WRITTEN PROBLEM: The lines from the top of the material through the line with "(eva) at (716,155)" are to be set down exactly. Leave the pictures out.

MATERIAL PROVIDED:
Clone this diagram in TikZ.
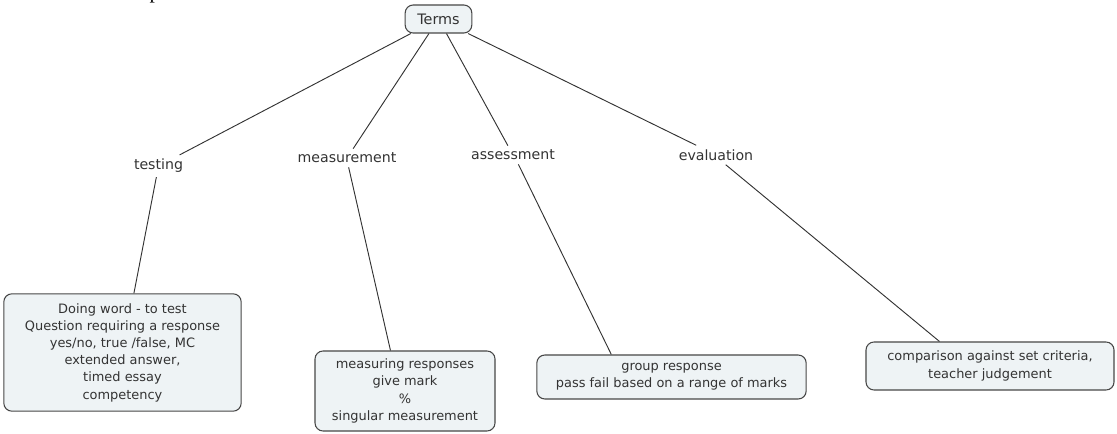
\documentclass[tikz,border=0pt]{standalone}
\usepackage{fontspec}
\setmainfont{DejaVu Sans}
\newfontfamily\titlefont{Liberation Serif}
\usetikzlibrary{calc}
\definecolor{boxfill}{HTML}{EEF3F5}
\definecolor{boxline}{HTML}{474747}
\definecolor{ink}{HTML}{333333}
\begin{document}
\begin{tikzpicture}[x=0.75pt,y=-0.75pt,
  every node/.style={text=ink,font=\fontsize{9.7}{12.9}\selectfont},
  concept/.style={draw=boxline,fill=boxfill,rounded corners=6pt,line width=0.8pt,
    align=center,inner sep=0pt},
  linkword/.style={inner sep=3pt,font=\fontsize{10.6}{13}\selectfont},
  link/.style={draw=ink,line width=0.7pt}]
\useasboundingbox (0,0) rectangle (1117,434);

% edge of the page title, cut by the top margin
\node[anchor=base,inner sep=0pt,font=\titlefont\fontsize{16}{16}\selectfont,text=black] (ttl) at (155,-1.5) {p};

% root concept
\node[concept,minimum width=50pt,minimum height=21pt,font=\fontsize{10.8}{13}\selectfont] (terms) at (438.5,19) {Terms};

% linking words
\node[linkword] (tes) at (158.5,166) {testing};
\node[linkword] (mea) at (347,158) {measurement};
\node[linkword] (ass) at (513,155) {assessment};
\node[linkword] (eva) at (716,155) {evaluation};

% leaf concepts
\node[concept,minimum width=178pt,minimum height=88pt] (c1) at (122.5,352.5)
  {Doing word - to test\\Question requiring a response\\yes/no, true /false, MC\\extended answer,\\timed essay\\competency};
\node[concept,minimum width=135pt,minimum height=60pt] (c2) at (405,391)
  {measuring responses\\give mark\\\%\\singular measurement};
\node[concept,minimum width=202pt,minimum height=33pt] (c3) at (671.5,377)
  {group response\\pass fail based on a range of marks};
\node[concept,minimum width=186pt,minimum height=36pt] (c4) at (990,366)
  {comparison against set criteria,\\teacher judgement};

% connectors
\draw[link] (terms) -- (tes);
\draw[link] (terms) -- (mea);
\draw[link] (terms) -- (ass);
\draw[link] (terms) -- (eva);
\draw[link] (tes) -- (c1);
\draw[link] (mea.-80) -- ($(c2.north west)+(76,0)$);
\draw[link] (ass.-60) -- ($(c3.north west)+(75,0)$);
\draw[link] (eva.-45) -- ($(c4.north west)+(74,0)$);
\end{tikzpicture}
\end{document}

THE RESPONSE:
Clone this diagram in TikZ.
\documentclass[tikz,border=0pt]{standalone}
\usepackage{fontspec}
\setmainfont{DejaVu Sans}
\newfontfamily\titlefont{Liberation Serif}
\usetikzlibrary{calc}
\definecolor{boxfill}{HTML}{EEF3F5}
\definecolor{boxline}{HTML}{474747}
\definecolor{ink}{HTML}{333333}
\begin{document}
\begin{tikzpicture}[x=0.75pt,y=-0.75pt,
  every node/.style={text=ink,font=\fontsize{9.7}{12.9}\selectfont},
  concept/.style={draw=boxline,fill=boxfill,rounded corners=6pt,line width=0.8pt,
    align=center,inner sep=0pt},
  linkword/.style={inner sep=3pt,font=\fontsize{10.6}{13}\selectfont},
  link/.style={draw=ink,line width=0.7pt}]
\useasboundingbox (0,0) rectangle (1117,434);

% edge of the page title, cut by the top margin
\node[anchor=base,inner sep=0pt,font=\titlefont\fontsize{16}{16}\selectfont,text=black] (ttl) at (155,-1.5) {p};

% root concept
\node[concept,minimum width=50pt,minimum height=21pt,font=\fontsize{10.8}{13}\selectfont] (terms) at (438.5,19) {Terms};

% linking words
\node[linkword] (tes) at (158.5,166) {testing};
\node[linkword] (mea) at (347,158) {measurement};
\node[linkword] (ass) at (513,155) {assessment};
\node[linkword] (eva) at (716,155) {evaluation};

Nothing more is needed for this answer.